White House Plumbers

The White House Plumbers, sometimes simply called the Plumbers, was a covert White House Special Investigations Unit, established July 24, 1971, during the presidency of Richard Nixon. Its task was to stop the leaking of classified information, such as the Pentagon Papers, to the news media. Its members branched into illegal activities while working for the Committee to Re-elect the President, including the Watergate break-in and the ensuing Watergate scandal.[1]

Name

On Thanksgiving evening of 1972, David Young arrived home from his planning at the Special Investigative Unit, when his grandmother asked him, "What do you do at the White House?" He replied, "I am helping the president stop some leaks." She exclaimed, "Oh, you're a plumber!" Young, E. Howard Hunt, and G. Gordon Liddy then put up a sign on their office with the title "The Plumbers" but it was taken down since their covert operations were supposed to be top secret. Still, the name stuck for the group.[2]

Members

The Plumbers came to include several Watergate figures. Hunt was recommended by Charles Colson, and Liddy was recommended by Egil Krogh. Liddy coined his own sensitivity indicator for the group in the form of "ODESSA".[3]

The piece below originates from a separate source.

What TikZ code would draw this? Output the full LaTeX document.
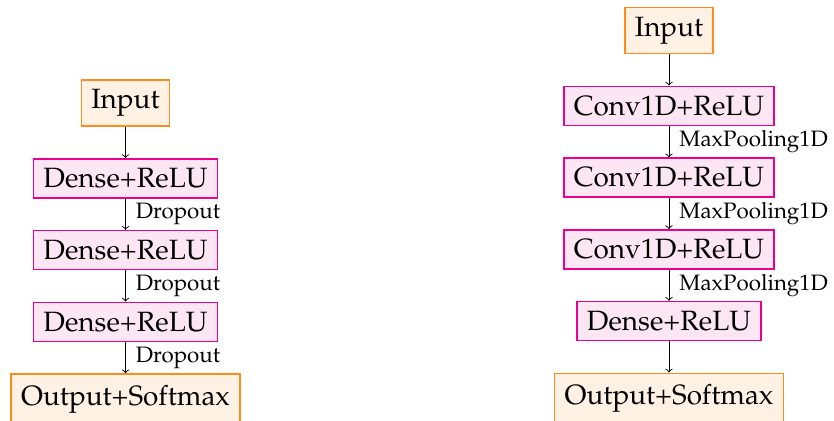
\documentclass[tikz,border=0pt]{standalone}
\usepackage[T1]{fontenc}
\usepackage{mathpazo}
\usetikzlibrary{positioning}

\tikzset{
	iobox/.style={draw=orange!90, fill=orange!10, line width=0.8pt, inner xsep=5pt, inner ysep=4.75pt, font=\fontsize{13.95}{16}\selectfont},
	layerbox/.style={draw=magenta, fill=magenta!10, line width=0.8pt, inner xsep=5pt, inner ysep=4.75pt, font=\fontsize{13.95}{16}\selectfont},
	lbl/.style={right, inner xsep=5pt, font=\fontsize{11.15}{13}\selectfont}
}

\begin{document}
\begin{tikzpicture}[node distance=15.6pt, >=to, line width=0.45pt]
\useasboundingbox (0,0) rectangle (417pt,-210.5pt);

% dense network
\node[iobox] (inA) at (62.75pt,-51.5pt) {Input};
\node[layerbox, below=of inA] (denseA1) {Dense+ReLU};
\node[layerbox, below=of denseA1] (denseA2) {Dense+ReLU};
\node[layerbox, below=of denseA2] (denseA3) {Dense+ReLU};
\node[iobox, inner ysep=5.6pt, below=of denseA3] (outA) {Output+Softmax};

\draw [->] (inA) -- (denseA1);
\foreach \a/\b in {denseA1/denseA2, denseA2/denseA3, denseA3/outA} {
	\draw [->] (\a) -- node[lbl] {Dropout} (\b);
}

% convolutional network
\node[iobox] (inB) at (334.5pt,-15.25pt) {Input};
\node[layerbox, below=of inB] (convB1) {Conv1D+ReLU};
\node[layerbox, below=of convB1] (convB2) {Conv1D+ReLU};
\node[layerbox, below=of convB2] (convB3) {Conv1D+ReLU};
\node[layerbox, below=of convB3] (denseB) {Dense+ReLU};
\node[iobox, inner ysep=5.6pt, below=of denseB] (outB) {Output+Softmax};

\draw [->] (inB) -- (convB1);
\foreach \a/\b in {convB1/convB2, convB2/convB3, convB3/denseB} {
	\draw [->] (\a) -- node[lbl] {MaxPooling1D} (\b);
}
\draw [->] (denseB) -- (outB);

\end{tikzpicture}
\end{document}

Some authors believe Central Intelligence Agency (CIA) officer John Paisley was a member of the Plumbers. Paisley was assigned to the CIA's Office of Security, of which Nixon campaign security coordinator and Watergate burglar James McCord was once a member. On August 9, 1971, Young's memo indicates he met with Paisley and OS Director Howard Osborn, in which Paisley provided a list of objectives for the Special Investigations Unit.[4]

Operations

The Plumbers' first task was the burglary of the office of Daniel Ellsberg's Los Angeles psychiatrist, Lewis J. Fielding, in an effort to uncover evidence to discredit Ellsberg, who had leaked the Pentagon Papers. The operation was reportedly unsuccessful in finding Ellsberg's file and was so reported to the White House. However, Fielding himself stated the file was in his office; he found it on the floor on the morning after the burglary and quite clearly, someone had gone through it.[5] In a September 1971 conversation, John Ehrlichman advised Nixon, "We had one little operation; it's been aborted out in Los Angeles which, I think, is better that you don't know about." Eventually, the case against Ellsberg was dismissed due to government misconduct.

Aside from the Fielding burglary, there are few other activities the Plumbers were known to have been engaged in. Hunt reportedly looked into the Ted Kennedy-Chappaquiddick incident and Liddy reported purported Kennedy administration involvement in the assassination of South Vietnamese President Ngo Dinh Diem.[3]

After the California break-in, Liddy—who was general counsel, a member of the finance committee of the Committee to Re-elect the President (CRP) and promoted from aide to Krogh and Young—worked with Campaign political-intelligence operations. Ehrlichman, the Assistant to the President for Domestic Affairs and Special Investigations Unit, knew about Liddy's goal to perform an intelligence-gathering operation for the CRP. Liddy involved Hunt in the operations which would later include the Watergate burglary.[6]

Notes

  1. "II. The Plumbers". The Atlantic. Retrieved 17 September 2013. In the early evening of June 17, 1971, Henry Kissinger held forth in the Oval Office, telling his President, and John Ehrlichman and Bob Haldeman, all about Daniel Ellsberg. Kissinger's comments were recorded, of course, on the hidden White House taping system, and four years later, a portion of that tape was listened to by the Watergate Special Prosecution Force, which was then investigating the internal White House police unit known as the Plumbers.
  2. Dean, John W. The Nixon Defense, p. 663n. Penguin Group, 2014. ISBN 978-0-670-02536-7.
  3. 1 2 Liddy. Will, p. 147-149.
  4. Jim Hougan. Secret Agenda, p. 38-40.
  5. Jim Hougan. Secret Agenda, p. 47.
  6. Dean, John W. The Nixon Defense, p. 13. Penguin Group, 2014. ISBN 978-0-670-02536-7.

References

  • Hougan, Jim (1984). Secret Agenda. Random House. ISBN 0-394-51428-9.
  • Liddy, G. Gordon (1980). Will. St. Martin's Press. ISBN 0-312-88014-6.